— Begin RAW DATA —

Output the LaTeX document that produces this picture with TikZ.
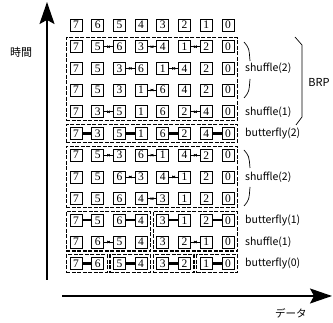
\documentclass[tikz,border=0pt]{standalone}
\usepackage{fontspec}
\setmainfont{Noto Sans CJK JP}
\newfontfamily\numfont{Liberation Serif}
\usetikzlibrary{arrows.meta,fit,decorations.markings}

\begin{document}
\begin{tikzpicture}[x=1pt,y=-1pt,
    numbox/.style={draw,line width=0.7pt,minimum size=12pt,inner sep=0pt,font=\numfont\fontsize{11.5}{11.5}\selectfont},
    swapline/.style={line width=0.6pt,postaction={decorate},decoration={markings,
      mark=at position 0.38 with {\arrowreversed{Latex[length=2.5pt,width=3pt]}},
      mark=at position 0.62 with {\arrow{Latex[length=2.5pt,width=3pt]}}}},
    flyline/.style={line width=2.4pt},
    grp/.style={draw,dash pattern=on 4pt off 1.5pt,line width=1.3pt,inner xsep=3.2pt,inner ysep=2.6pt},
    lbl/.style={anchor=west,inner sep=0pt,font=\fontsize{10.5}{10.5}\selectfont},
    axis/.style={line width=1.6pt,-{Stealth[length=22pt,width=15pt,inset=4pt]}}]
  \useasboundingbox (0,0) rectangle (333,323);
  % axes
  \coordinate (yfoot) at (47,280);
  \coordinate (ytip) at (47,2);
  \coordinate (xfoot) at (62,296);
  \coordinate (xtip) at (332,296);
  \draw[axis] (yfoot) -- (ytip);
  \draw[axis] (xfoot) -- (xtip);
  \node[font=\fontsize{11}{11}\selectfont] (time) at (21,52) {時間};
  \node[font=\fontsize{10.5}{10.5}\selectfont] (data) at (291,313) {データ};
  % boxes
  \foreach \rw/\vals in {0/{7,6,5,4,3,2,1,0},1/{7,5,6,3,4,1,2,0},2/{7,5,3,6,1,4,2,0},
      3/{7,5,3,1,6,4,2,0},4/{7,3,5,1,6,2,4,0},5/{7,3,5,1,6,2,4,0},6/{7,5,3,6,1,4,2,0},
      7/{7,5,6,3,4,1,2,0},8/{7,5,6,4,3,1,2,0},9/{7,5,6,4,3,1,2,0},10/{7,6,5,4,3,2,1,0},
      11/{7,6,5,4,3,2,1,0}}
    \foreach \v [count=\cl from 0] in \vals
      \node[numbox] (r\rw c\cl) at (76+21.7*\cl,25+21.7*\rw) {\v};
  % swaps
  \foreach \rw/\cl in {1/1,1/3,1/5,2/2,2/4,3/3,4/1,4/5,6/1,6/3,6/5,7/2,7/4,8/3,10/1,10/5}{
    \pgfmathtruncatemacro\nx{\cl+1}
    \draw[swapline] (r\rw c\cl) -- (r\rw c\nx);
  }
  % butterflies
  \foreach \rw in {5,9,11}
    \foreach \cl in {0,2,4,6}{
      \pgfmathtruncatemacro\nx{\cl+1}
      \draw[flyline] (r\rw c\cl) -- (r\rw c\nx);
    }
  % dashed groups
  \node[grp,fit=(r1c0)(r4c7)] (g1) {};
  \node[grp,fit=(r5c0)(r5c7)] (g2) {};
  \node[grp,fit=(r6c0)(r8c7)] (g3) {};
  \node[grp,fit=(r9c0)(r10c3)] (g4l) {};
  \node[grp,fit=(r9c4)(r10c7)] (g4r) {};
  \foreach \cl in {0,2,4,6}{
    \pgfmathtruncatemacro\nx{\cl+1}
    \node[grp,fit=(r11c\cl)(r11c\nx)] (g5c\cl) {};
  }
  % labels
  \node[lbl] (sh2a) at (245,68.4) {shuffle(2)};
  \node[lbl] (sh1a) at (245,111.8) {shuffle(1)};
  \node[lbl] (bf2) at (245,133.5) {butterfly(2)};
  \node[lbl] (sh2b) at (245,176.9) {shuffle(2)};
  \node[lbl] (bf1) at (245,220.3) {butterfly(1)};
  \node[lbl] (sh1b) at (245,242) {shuffle(1)};
  \node[lbl] (bf0) at (245,263.7) {butterfly(0)};
  \node[font=\fontsize{11}{11}\selectfont] (brp) at (319,82) {BRP};
  \draw[line width=0.7pt] (244,42) .. controls (249,48) .. (250,61);
  \draw[line width=0.7pt] (250,79) .. controls (249,92) .. (244,98);
  \draw[line width=0.7pt] (244,150) .. controls (249,156) .. (250,168);
  \draw[line width=0.7pt] (250,187) .. controls (249,200) .. (244,206);
  \draw[line width=0.7pt] (295,37) -- (302,45) -- (302,117) -- (296,125);
\end{tikzpicture}
\end{document}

— End RAW DATA —

SHORT EXERCISE —
Strip out the pictures and quote the remaining data word for word.

FULL RESPONSE —
Output the LaTeX document that produces this picture with TikZ.
\documentclass[tikz,border=0pt]{standalone}
\usepackage{fontspec}
\setmainfont{Noto Sans CJK JP}
\newfontfamily\numfont{Liberation Serif}
\usetikzlibrary{arrows.meta,fit,decorations.markings}

\begin{document}
\begin{tikzpicture}[x=1pt,y=-1pt,
    numbox/.style={draw,line width=0.7pt,minimum size=12pt,inner sep=0pt,font=\numfont\fontsize{11.5}{11.5}\selectfont},
    swapline/.style={line width=0.6pt,postaction={decorate},decoration={markings,
      mark=at position 0.38 with {\arrowreversed{Latex[length=2.5pt,width=3pt]}},
      mark=at position 0.62 with {\arrow{Latex[length=2.5pt,width=3pt]}}}},
    flyline/.style={line width=2.4pt},
    grp/.style={draw,dash pattern=on 4pt off 1.5pt,line width=1.3pt,inner xsep=3.2pt,inner ysep=2.6pt},
    lbl/.style={anchor=west,inner sep=0pt,font=\fontsize{10.5}{10.5}\selectfont},
    axis/.style={line width=1.6pt,-{Stealth[length=22pt,width=15pt,inset=4pt]}}]
  \useasboundingbox (0,0) rectangle (333,323);
  % axes
  \coordinate (yfoot) at (47,280);
  \coordinate (ytip) at (47,2);
  \coordinate (xfoot) at (62,296);
  \coordinate (xtip) at (332,296);
  \draw[axis] (yfoot) -- (ytip);
  \draw[axis] (xfoot) -- (xtip);
  \node[font=\fontsize{11}{11}\selectfont] (time) at (21,52) {時間};
  \node[font=\fontsize{10.5}{10.5}\selectfont] (data) at (291,313) {データ};
  % boxes
  \foreach \rw/\vals in {0/{7,6,5,4,3,2,1,0},1/{7,5,6,3,4,1,2,0},2/{7,5,3,6,1,4,2,0},
      3/{7,5,3,1,6,4,2,0},4/{7,3,5,1,6,2,4,0},5/{7,3,5,1,6,2,4,0},6/{7,5,3,6,1,4,2,0},
      7/{7,5,6,3,4,1,2,0},8/{7,5,6,4,3,1,2,0},9/{7,5,6,4,3,1,2,0},10/{7,6,5,4,3,2,1,0},
      11/{7,6,5,4,3,2,1,0}}
    \foreach \v [count=\cl from 0] in \vals
      \node[numbox] (r\rw c\cl) at (76+21.7*\cl,25+21.7*\rw) {\v};
  % swaps
  \foreach \rw/\cl in {1/1,1/3,1/5,2/2,2/4,3/3,4/1,4/5,6/1,6/3,6/5,7/2,7/4,8/3,10/1,10/5}{
    \pgfmathtruncatemacro\nx{\cl+1}
    \draw[swapline] (r\rw c\cl) -- (r\rw c\nx);
  }
  % butterflies
  \foreach \rw in {5,9,11}
    \foreach \cl in {0,2,4,6}{
      \pgfmathtruncatemacro\nx{\cl+1}
      \draw[flyline] (r\rw c\cl) -- (r\rw c\nx);
    }
  % dashed groups
  \node[grp,fit=(r1c0)(r4c7)] (g1) {};
  \node[grp,fit=(r5c0)(r5c7)] (g2) {};
  \node[grp,fit=(r6c0)(r8c7)] (g3) {};
  \node[grp,fit=(r9c0)(r10c3)] (g4l) {};
  \node[grp,fit=(r9c4)(r10c7)] (g4r) {};
  \foreach \cl in {0,2,4,6}{
    \pgfmathtruncatemacro\nx{\cl+1}
    \node[grp,fit=(r11c\cl)(r11c\nx)] (g5c\cl) {};
  }
  % labels
  \node[lbl] (sh2a) at (245,68.4) {shuffle(2)};
  \node[lbl] (sh1a) at (245,111.8) {shuffle(1)};
  \node[lbl] (bf2) at (245,133.5) {butterfly(2)};
  \node[lbl] (sh2b) at (245,176.9) {shuffle(2)};
  \node[lbl] (bf1) at (245,220.3) {butterfly(1)};
  \node[lbl] (sh1b) at (245,242) {shuffle(1)};
  \node[lbl] (bf0) at (245,263.7) {butterfly(0)};
  \node[font=\fontsize{11}{11}\selectfont] (brp) at (319,82) {BRP};
  \draw[line width=0.7pt] (244,42) .. controls (249,48) .. (250,61);
  \draw[line width=0.7pt] (250,79) .. controls (249,92) .. (244,98);
  \draw[line width=0.7pt] (244,150) .. controls (249,156) .. (250,168);
  \draw[line width=0.7pt] (250,187) .. controls (249,200) .. (244,206);
  \draw[line width=0.7pt] (295,37) -- (302,45) -- (302,117) -- (296,125);
\end{tikzpicture}
\end{document}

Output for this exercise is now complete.